> **TASK TO CARRY OUT**: Only the span from the line containing "Write the Chart.js code for this chart." down to the line containing "Serif', 'Noto Sans" is to be printed, exactly and inclusively, with pictures omitted.

> **INPUT FOR THIS TASK**:
════════

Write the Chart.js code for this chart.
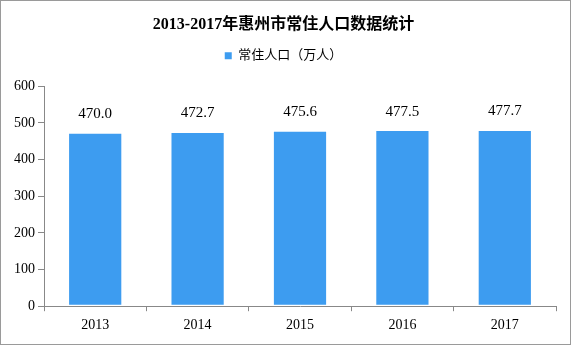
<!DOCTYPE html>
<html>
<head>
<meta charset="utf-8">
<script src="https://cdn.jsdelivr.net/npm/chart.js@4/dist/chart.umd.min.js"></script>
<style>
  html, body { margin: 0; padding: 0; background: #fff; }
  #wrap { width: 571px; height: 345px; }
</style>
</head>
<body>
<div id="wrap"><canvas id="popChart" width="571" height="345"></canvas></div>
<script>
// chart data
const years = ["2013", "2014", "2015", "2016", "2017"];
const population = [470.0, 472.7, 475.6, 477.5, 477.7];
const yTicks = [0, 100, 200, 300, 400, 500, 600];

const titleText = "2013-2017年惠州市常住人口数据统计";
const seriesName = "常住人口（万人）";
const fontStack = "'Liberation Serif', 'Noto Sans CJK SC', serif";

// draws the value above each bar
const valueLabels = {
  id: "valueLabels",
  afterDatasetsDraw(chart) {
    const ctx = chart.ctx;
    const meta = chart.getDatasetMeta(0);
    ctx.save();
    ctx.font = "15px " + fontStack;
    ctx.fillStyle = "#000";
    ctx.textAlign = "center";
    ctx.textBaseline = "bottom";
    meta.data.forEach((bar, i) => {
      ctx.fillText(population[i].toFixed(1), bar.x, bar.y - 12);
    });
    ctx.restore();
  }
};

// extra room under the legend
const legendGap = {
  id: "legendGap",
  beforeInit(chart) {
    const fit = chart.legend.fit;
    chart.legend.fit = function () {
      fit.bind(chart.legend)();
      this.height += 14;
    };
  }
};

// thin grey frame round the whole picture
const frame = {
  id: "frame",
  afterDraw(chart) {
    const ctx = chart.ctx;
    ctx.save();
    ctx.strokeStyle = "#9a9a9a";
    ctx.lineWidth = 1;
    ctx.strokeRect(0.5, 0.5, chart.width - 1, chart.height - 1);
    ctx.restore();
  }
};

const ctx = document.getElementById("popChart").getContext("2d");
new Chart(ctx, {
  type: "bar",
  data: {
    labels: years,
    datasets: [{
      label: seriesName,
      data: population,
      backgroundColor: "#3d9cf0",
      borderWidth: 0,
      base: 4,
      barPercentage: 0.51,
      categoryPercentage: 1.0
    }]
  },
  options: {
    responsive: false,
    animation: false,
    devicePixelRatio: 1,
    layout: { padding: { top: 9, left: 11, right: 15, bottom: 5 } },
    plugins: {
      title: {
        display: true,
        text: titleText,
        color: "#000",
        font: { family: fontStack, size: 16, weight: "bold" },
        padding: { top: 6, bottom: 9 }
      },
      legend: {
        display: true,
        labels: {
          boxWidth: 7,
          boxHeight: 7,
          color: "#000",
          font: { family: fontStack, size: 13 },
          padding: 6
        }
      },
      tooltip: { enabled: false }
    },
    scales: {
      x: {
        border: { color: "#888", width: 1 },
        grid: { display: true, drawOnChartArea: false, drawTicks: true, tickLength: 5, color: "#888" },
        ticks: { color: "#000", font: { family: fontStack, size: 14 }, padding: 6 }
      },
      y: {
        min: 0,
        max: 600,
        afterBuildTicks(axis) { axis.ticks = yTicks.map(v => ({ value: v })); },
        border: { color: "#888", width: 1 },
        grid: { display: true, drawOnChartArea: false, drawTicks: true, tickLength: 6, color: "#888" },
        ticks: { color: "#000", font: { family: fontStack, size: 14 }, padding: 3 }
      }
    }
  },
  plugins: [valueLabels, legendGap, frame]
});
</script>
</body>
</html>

════════

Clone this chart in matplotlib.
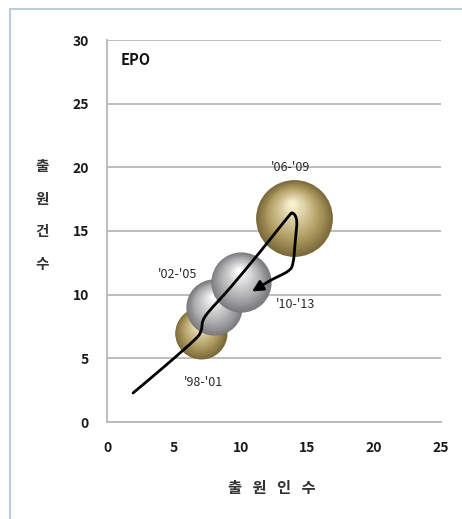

════════

> **ANSWER TO THIS EXERCISE**:
Write the Chart.js code for this chart.
<!DOCTYPE html>
<html>
<head>
<meta charset="utf-8">
<script src="https://cdn.jsdelivr.net/npm/chart.js@4/dist/chart.umd.min.js"></script>
<style>
  html, body { margin: 0; padding: 0; background: #fff; }
  #wrap { width: 571px; height: 345px; }
</style>
</head>
<body>
<div id="wrap"><canvas id="popChart" width="571" height="345"></canvas></div>
<script>
// chart data
const years = ["2013", "2014", "2015", "2016", "2017"];
const population = [470.0, 472.7, 475.6, 477.5, 477.7];
const yTicks = [0, 100, 200, 300, 400, 500, 600];

const titleText = "2013-2017年惠州市常住人口数据统计";
const seriesName = "常住人口（万人）";
const fontStack = "'Liberation Serif', 'Noto Sans CJK SC', serif";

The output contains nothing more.